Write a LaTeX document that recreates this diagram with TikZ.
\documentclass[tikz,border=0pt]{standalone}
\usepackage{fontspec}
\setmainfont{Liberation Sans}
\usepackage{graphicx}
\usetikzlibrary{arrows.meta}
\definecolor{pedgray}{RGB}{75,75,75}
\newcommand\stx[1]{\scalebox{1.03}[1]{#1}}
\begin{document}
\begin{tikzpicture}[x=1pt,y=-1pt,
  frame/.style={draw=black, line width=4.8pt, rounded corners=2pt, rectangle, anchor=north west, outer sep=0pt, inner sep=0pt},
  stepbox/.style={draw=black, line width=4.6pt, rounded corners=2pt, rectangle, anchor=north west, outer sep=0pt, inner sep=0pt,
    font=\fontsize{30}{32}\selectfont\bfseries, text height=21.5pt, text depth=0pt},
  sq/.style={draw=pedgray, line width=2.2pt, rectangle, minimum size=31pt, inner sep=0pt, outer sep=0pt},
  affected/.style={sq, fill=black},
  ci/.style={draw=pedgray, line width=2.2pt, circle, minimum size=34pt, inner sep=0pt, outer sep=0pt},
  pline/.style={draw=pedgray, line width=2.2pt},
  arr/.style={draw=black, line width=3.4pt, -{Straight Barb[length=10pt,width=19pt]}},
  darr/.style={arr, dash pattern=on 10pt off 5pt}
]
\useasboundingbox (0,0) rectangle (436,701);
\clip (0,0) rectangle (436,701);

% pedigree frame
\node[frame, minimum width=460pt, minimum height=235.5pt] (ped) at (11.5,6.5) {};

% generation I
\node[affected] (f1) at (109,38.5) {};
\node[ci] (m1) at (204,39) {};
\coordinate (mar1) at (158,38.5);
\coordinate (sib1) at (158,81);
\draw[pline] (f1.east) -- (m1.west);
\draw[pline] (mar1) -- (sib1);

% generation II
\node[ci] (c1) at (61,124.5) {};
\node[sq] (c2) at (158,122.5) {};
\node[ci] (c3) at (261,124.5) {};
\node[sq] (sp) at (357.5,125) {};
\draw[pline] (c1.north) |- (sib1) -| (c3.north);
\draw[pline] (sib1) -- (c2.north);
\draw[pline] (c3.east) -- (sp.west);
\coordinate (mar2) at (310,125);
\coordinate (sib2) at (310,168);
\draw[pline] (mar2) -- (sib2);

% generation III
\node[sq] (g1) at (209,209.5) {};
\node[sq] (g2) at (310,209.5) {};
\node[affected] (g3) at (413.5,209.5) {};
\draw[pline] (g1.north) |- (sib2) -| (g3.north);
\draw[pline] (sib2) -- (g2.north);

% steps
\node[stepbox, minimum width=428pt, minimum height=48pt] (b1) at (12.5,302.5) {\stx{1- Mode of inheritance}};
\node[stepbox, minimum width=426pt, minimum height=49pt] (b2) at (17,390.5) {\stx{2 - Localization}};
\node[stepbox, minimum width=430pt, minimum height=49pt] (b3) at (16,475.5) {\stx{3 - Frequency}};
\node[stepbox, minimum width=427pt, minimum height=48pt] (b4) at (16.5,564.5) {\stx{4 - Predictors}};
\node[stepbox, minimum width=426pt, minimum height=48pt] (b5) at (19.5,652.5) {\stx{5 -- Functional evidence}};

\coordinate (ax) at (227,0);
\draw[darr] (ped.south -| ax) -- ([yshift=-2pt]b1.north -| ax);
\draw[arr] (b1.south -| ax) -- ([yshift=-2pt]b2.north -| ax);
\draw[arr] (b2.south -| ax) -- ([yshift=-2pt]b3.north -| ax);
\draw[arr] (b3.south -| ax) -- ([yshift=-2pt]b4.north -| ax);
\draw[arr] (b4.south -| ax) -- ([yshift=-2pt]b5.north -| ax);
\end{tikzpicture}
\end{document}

* * *

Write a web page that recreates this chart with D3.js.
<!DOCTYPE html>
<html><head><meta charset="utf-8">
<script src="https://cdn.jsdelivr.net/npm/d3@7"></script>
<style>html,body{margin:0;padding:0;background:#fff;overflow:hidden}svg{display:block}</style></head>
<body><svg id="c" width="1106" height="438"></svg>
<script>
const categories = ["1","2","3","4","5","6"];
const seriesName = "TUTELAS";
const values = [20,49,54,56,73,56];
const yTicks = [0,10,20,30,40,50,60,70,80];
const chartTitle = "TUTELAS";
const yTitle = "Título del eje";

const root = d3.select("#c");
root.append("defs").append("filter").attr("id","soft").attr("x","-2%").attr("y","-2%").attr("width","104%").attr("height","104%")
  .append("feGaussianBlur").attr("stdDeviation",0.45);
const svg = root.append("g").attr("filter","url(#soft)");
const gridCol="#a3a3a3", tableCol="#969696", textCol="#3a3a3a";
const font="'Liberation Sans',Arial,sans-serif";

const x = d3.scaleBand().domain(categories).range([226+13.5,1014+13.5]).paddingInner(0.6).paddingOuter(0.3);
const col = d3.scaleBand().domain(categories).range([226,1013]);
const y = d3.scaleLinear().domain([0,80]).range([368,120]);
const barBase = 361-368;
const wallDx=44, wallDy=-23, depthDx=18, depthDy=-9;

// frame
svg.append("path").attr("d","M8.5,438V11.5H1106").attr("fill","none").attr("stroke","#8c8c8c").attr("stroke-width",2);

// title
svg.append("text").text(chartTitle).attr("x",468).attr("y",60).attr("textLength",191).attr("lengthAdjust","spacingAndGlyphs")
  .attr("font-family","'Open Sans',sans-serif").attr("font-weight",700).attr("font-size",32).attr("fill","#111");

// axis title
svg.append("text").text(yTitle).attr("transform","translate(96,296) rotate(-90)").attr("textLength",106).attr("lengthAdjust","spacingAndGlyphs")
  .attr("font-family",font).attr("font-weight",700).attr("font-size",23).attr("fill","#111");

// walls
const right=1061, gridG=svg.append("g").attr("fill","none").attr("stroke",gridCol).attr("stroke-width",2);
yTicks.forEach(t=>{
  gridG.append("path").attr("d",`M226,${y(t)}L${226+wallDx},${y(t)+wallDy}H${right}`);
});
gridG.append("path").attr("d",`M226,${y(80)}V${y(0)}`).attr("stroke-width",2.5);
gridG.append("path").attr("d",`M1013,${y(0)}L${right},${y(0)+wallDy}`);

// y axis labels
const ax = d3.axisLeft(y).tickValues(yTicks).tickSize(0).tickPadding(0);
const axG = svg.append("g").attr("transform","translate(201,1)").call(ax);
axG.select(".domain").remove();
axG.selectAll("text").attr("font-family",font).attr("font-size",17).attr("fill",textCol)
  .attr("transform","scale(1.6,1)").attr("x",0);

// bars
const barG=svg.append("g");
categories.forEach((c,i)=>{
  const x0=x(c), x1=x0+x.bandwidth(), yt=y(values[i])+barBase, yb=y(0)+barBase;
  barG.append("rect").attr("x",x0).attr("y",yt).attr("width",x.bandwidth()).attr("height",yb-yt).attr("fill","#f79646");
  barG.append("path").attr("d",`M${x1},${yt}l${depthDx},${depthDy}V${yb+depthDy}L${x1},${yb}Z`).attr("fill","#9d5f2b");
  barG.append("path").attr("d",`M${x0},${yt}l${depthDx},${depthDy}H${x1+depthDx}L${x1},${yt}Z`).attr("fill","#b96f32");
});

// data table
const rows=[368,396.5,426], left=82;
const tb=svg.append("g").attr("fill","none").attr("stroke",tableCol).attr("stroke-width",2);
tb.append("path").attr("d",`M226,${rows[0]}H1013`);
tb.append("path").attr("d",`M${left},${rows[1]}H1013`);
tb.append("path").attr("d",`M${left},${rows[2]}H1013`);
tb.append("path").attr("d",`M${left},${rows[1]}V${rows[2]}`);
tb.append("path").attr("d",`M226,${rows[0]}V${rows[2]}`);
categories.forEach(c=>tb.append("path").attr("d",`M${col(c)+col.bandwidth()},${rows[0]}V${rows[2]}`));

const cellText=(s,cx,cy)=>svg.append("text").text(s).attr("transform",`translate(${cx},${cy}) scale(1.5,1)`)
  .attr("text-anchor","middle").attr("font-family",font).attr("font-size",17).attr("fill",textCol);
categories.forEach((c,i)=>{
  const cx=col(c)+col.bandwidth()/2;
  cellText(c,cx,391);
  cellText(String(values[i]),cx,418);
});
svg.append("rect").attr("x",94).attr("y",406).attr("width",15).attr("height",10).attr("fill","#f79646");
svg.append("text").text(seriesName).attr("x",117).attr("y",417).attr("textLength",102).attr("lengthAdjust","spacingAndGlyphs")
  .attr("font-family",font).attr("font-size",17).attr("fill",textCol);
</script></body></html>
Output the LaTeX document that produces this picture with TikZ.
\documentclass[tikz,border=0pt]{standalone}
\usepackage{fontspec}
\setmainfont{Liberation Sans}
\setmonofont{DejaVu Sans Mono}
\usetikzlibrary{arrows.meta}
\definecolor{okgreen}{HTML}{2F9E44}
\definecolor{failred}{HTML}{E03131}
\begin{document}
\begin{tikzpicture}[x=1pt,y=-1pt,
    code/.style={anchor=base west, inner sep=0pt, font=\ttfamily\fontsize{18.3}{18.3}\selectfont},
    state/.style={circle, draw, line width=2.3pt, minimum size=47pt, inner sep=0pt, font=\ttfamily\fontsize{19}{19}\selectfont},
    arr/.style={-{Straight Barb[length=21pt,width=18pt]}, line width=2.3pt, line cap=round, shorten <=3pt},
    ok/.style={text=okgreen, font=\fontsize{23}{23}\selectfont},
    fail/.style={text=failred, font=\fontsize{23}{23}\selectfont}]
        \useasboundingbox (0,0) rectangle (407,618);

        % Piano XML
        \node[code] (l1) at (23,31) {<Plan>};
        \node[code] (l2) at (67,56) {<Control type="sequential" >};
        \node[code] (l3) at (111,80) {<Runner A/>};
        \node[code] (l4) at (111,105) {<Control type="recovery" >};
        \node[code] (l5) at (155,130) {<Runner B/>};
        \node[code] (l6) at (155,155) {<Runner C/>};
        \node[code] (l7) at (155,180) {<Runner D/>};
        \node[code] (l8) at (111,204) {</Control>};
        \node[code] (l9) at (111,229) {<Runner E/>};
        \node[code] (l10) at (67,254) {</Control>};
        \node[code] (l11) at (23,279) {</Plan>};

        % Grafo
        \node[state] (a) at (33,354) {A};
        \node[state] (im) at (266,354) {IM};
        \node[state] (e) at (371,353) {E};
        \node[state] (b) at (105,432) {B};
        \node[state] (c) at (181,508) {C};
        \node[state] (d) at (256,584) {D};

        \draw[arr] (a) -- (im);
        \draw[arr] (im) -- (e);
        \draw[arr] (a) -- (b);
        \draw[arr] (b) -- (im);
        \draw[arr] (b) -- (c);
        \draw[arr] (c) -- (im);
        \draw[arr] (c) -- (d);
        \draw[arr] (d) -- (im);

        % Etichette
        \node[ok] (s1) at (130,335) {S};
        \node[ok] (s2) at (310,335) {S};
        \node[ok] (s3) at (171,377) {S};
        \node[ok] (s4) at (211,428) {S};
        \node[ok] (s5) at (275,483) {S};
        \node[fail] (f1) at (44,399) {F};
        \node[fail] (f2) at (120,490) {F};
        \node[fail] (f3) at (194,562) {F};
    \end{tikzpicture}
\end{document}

◆ Given request: List each line holding the string "that".

◆ Output for this exercise:
Write a LaTeX document that recreates this diagram with TikZ.
Write a web page that recreates this chart with D3.js.
Output the LaTeX document that produces this picture with TikZ.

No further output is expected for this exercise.